>>
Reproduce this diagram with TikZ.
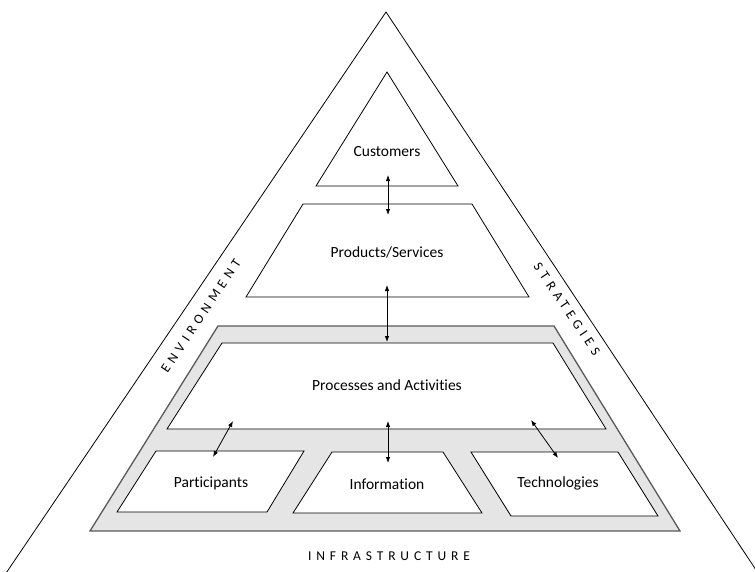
\documentclass[tikz,border=0pt]{standalone}
\usepackage{fontspec}
\setmainfont{Carlito}[Ligatures=NoCommon]
\usetikzlibrary{arrows.meta}
\begin{document}
\begin{tikzpicture}[x=1pt,y=-1pt,
  box/.style={draw=black,line width=0.8pt,fill=white},
  frame/.style={draw=black!65,line width=1.3pt,fill=black!10},
  lbl/.style={font=\fontsize{15.5}{18}\selectfont,inner sep=0pt},
  side/.style={font=\fontsize{13.5}{16}\selectfont\addfontfeature{LetterSpace=36},inner sep=0pt},
  biarrow/.style={{Latex[length=6pt,width=4.5pt]}-{Latex[length=6pt,width=4.5pt]},line width=0.8pt}]
\useasboundingbox (0,0) rectangle (755,571);
% outer triangle
\coordinate (apex) at (386,12);
\coordinate (bl) at (-2,585);
\coordinate (br) at (766,585);
\draw[line width=0.8pt] (bl) -- (apex) -- (br);
% gray frame
\draw[frame] (218,326) -- (554,326) -- (680,531) -- (90,531) -- cycle;
% shapes
\draw[box] (387,72) -- (458,186) -- (316,186) -- cycle;
\draw[box] (303,204) -- (472,204) -- (529,297) -- (246,297) -- cycle;
\draw[box] (222,343) -- (553,343) -- (606,429) -- (167,429) -- cycle;
\draw[box] (156,451) -- (304,451) -- (267,512) -- (117,512) -- cycle;
\draw[box] (332,452) -- (443,452) -- (482,513) -- (293,513) -- cycle;
\draw[box] (471,452) -- (618,452) -- (658,516) -- (511,516) -- cycle;
% labels
\node[lbl] (cust) at (387,152) {Customers};
\node[lbl] (prod) at (387,252) {Products/Services};
\node[lbl] (proc) at (387,385) {Processes and Activities};
\node[lbl] (part) at (211,483) {Participants};
\node[lbl] (info) at (387,484) {Information};
\node[lbl] (tech) at (558,483) {Technologies};
\node[side,rotate=56.4] (env) at (201,316) {ENVIRONMENT};
\node[side,rotate=-56] (strat) at (567,309) {STRATEGIES};
\node[side] (infra) at (389,556) {INFRASTRUCTURE};
% arrow ends
\coordinate (c1) at (388,175);
\coordinate (p1) at (388,215);
\coordinate (p2) at (387,285);
\coordinate (q2) at (387,342);
\coordinate (q3) at (233,421);
\coordinate (r3) at (213,457);
\coordinate (q4) at (388,421);
\coordinate (r4) at (388,463);
\coordinate (q5) at (531,420);
\coordinate (r5) at (558,458);
\draw[biarrow] (c1) -- (p1);
\draw[biarrow] (p2) -- (q2);
\draw[biarrow] (q3) -- (r3);
\draw[biarrow] (q4) -- (r4);
\draw[biarrow] (q5) -- (r5);
\end{tikzpicture}
\end{document}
<<
• Problem description
Repeat the material above verbatim, with no pictures in the output.

• Solved problem
Reproduce this diagram with TikZ.
\documentclass[tikz,border=0pt]{standalone}
\usepackage{fontspec}
\setmainfont{Carlito}[Ligatures=NoCommon]
\usetikzlibrary{arrows.meta}
\begin{document}
\begin{tikzpicture}[x=1pt,y=-1pt,
  box/.style={draw=black,line width=0.8pt,fill=white},
  frame/.style={draw=black!65,line width=1.3pt,fill=black!10},
  lbl/.style={font=\fontsize{15.5}{18}\selectfont,inner sep=0pt},
  side/.style={font=\fontsize{13.5}{16}\selectfont\addfontfeature{LetterSpace=36},inner sep=0pt},
  biarrow/.style={{Latex[length=6pt,width=4.5pt]}-{Latex[length=6pt,width=4.5pt]},line width=0.8pt}]
\useasboundingbox (0,0) rectangle (755,571);
% outer triangle
\coordinate (apex) at (386,12);
\coordinate (bl) at (-2,585);
\coordinate (br) at (766,585);
\draw[line width=0.8pt] (bl) -- (apex) -- (br);
% gray frame
\draw[frame] (218,326) -- (554,326) -- (680,531) -- (90,531) -- cycle;
% shapes
\draw[box] (387,72) -- (458,186) -- (316,186) -- cycle;
\draw[box] (303,204) -- (472,204) -- (529,297) -- (246,297) -- cycle;
\draw[box] (222,343) -- (553,343) -- (606,429) -- (167,429) -- cycle;
\draw[box] (156,451) -- (304,451) -- (267,512) -- (117,512) -- cycle;
\draw[box] (332,452) -- (443,452) -- (482,513) -- (293,513) -- cycle;
\draw[box] (471,452) -- (618,452) -- (658,516) -- (511,516) -- cycle;
% labels
\node[lbl] (cust) at (387,152) {Customers};
\node[lbl] (prod) at (387,252) {Products/Services};
\node[lbl] (proc) at (387,385) {Processes and Activities};
\node[lbl] (part) at (211,483) {Participants};
\node[lbl] (info) at (387,484) {Information};
\node[lbl] (tech) at (558,483) {Technologies};
\node[side,rotate=56.4] (env) at (201,316) {ENVIRONMENT};
\node[side,rotate=-56] (strat) at (567,309) {STRATEGIES};
\node[side] (infra) at (389,556) {INFRASTRUCTURE};
% arrow ends
\coordinate (c1) at (388,175);
\coordinate (p1) at (388,215);
\coordinate (p2) at (387,285);
\coordinate (q2) at (387,342);
\coordinate (q3) at (233,421);
\coordinate (r3) at (213,457);
\coordinate (q4) at (388,421);
\coordinate (r4) at (388,463);
\coordinate (q5) at (531,420);
\coordinate (r5) at (558,458);
\draw[biarrow] (c1) -- (p1);
\draw[biarrow] (p2) -- (q2);
\draw[biarrow] (q3) -- (r3);
\draw[biarrow] (q4) -- (r4);
\draw[biarrow] (q5) -- (r5);
\end{tikzpicture}
\end{document}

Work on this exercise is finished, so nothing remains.